Use a cotton swab dipped in liquid cleaning agent to remove ink stains. For dark colored natural stone surfaces use acetone as your liquid cleaning agent. For light colored surfaces use 20% hydrogen peroxide. Keep a soft cloth or sponge dampened with water handy to wipe away the cleaning agent promptly after the stain has been removed. Apply the swab soaked in cleaning agent directly to the ink stain, working about an inch at a time. Between sections, wipe with the damp cloth or sponge to prevent the cleaning agent from sitting on the natural stone for too long and potentially damaging the surface. Repeat the process if the ink mark is not sufficiently lightened, again working about an inch at a time. Once the entire area has been cleaned, remove the cleaning agent residue with a clean soft sponge, free of soap, wet with water. Use a squeegee to wick away extra moisture and avoid over-wetting and pooling that may damage your countertop and encourage build-up. If you are concerned about hard water marks on marble, try substituting distilled water for your tap water.

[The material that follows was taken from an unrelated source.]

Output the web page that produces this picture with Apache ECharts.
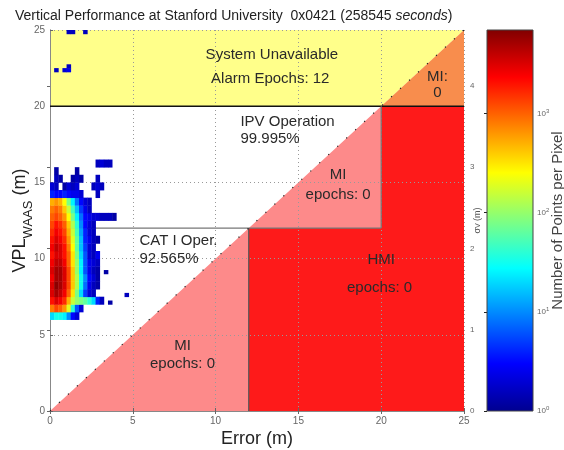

For really set-in or large volume stains, make a poultice out of the appropriate liquid cleaning agent and flour. Place between 1/4 cup and 1/2 cup of flour in a shallow dish according to the size of the ink mark. Remember, for light colored stones, use hydrogen peroxide (20% strength) and for dark colored stones, use acetone as a liquid cleaning agent. Add the liquid cleaning agent to the flour 1 tsp at a time, working into the flour gradually to form a paste. Set aside. Apply the flour poultice to the area with plastic spatula or spoon. Try to be as accurate as possible, and only put the poultice on the areas that are marked by ink. Cover with plastic wrap and press firmly. Poke holes in the plastic wrap with a toothpick or fork. Allow the poultice to dry for up to 24 hours. After 24 hours, remove and discard the plastic wrap and allow the poultice to continue to dry. Once completely dry, remove and discard the poultice. If there is still an ink mark remaining, you may have to repeat the process. Once you are satisfied with the ink mark removal process, apply a small amount of neutral pH soap like Dove to a clean, soft sponge dampened with water. With a more porous natural stone surface, over-wetting should be avoided. Sponge the affected area to remove remaining residue from the poultice/ink. Once the entire area has been cleaned, remove the soap residue with a clean soft sponge, free of soap, wet with water. Use a squeegee to wick away extra moisture and avoid over-wetting and pooling that may damage your countertop and encourage build-up. If scratching or discoloration is revealed underneath the stain, such as when a ball-point pen has damaged the surface, it may be possible to use a paint pen/stick of matching color to camouflage the damage.

Keep in mind that stone materials of unknown origin, materials which have been dyed, materials which have been misrepresented by the vendor, etc. may react unpredictably or unfavorably to stain removal methods. Stone that has been artificially darkened, for example, may be discolored undesirably through the use of liquid cleaning agents like acetone. Stains resistant to removal through normal methods and stains of unknown origin may require the assistance of a professional. Familiarize yourself with the materials in and near the area you wish to clean to avoid damaging the material. Keep clean dry paper towels or soft rags at hand to promptly wipe up stray cleaner that has landed on an incompatible material. Natural stone countertops are best cared for with mild pH neutral products, and may periodically benefit from being re-sealed so that they can continue to resist stains and other substances that may corrode the counter's surface.

Caution: Never mix cleaning agents or chemicals, the result can be dangerous or deadly. Before cleaning, always test the agent on an inconspicuous location to determine its suitability and to make certain it does not damage the material. Wear appropriate clothing such as gloves and protective eyewear, and work in a well-ventilated area.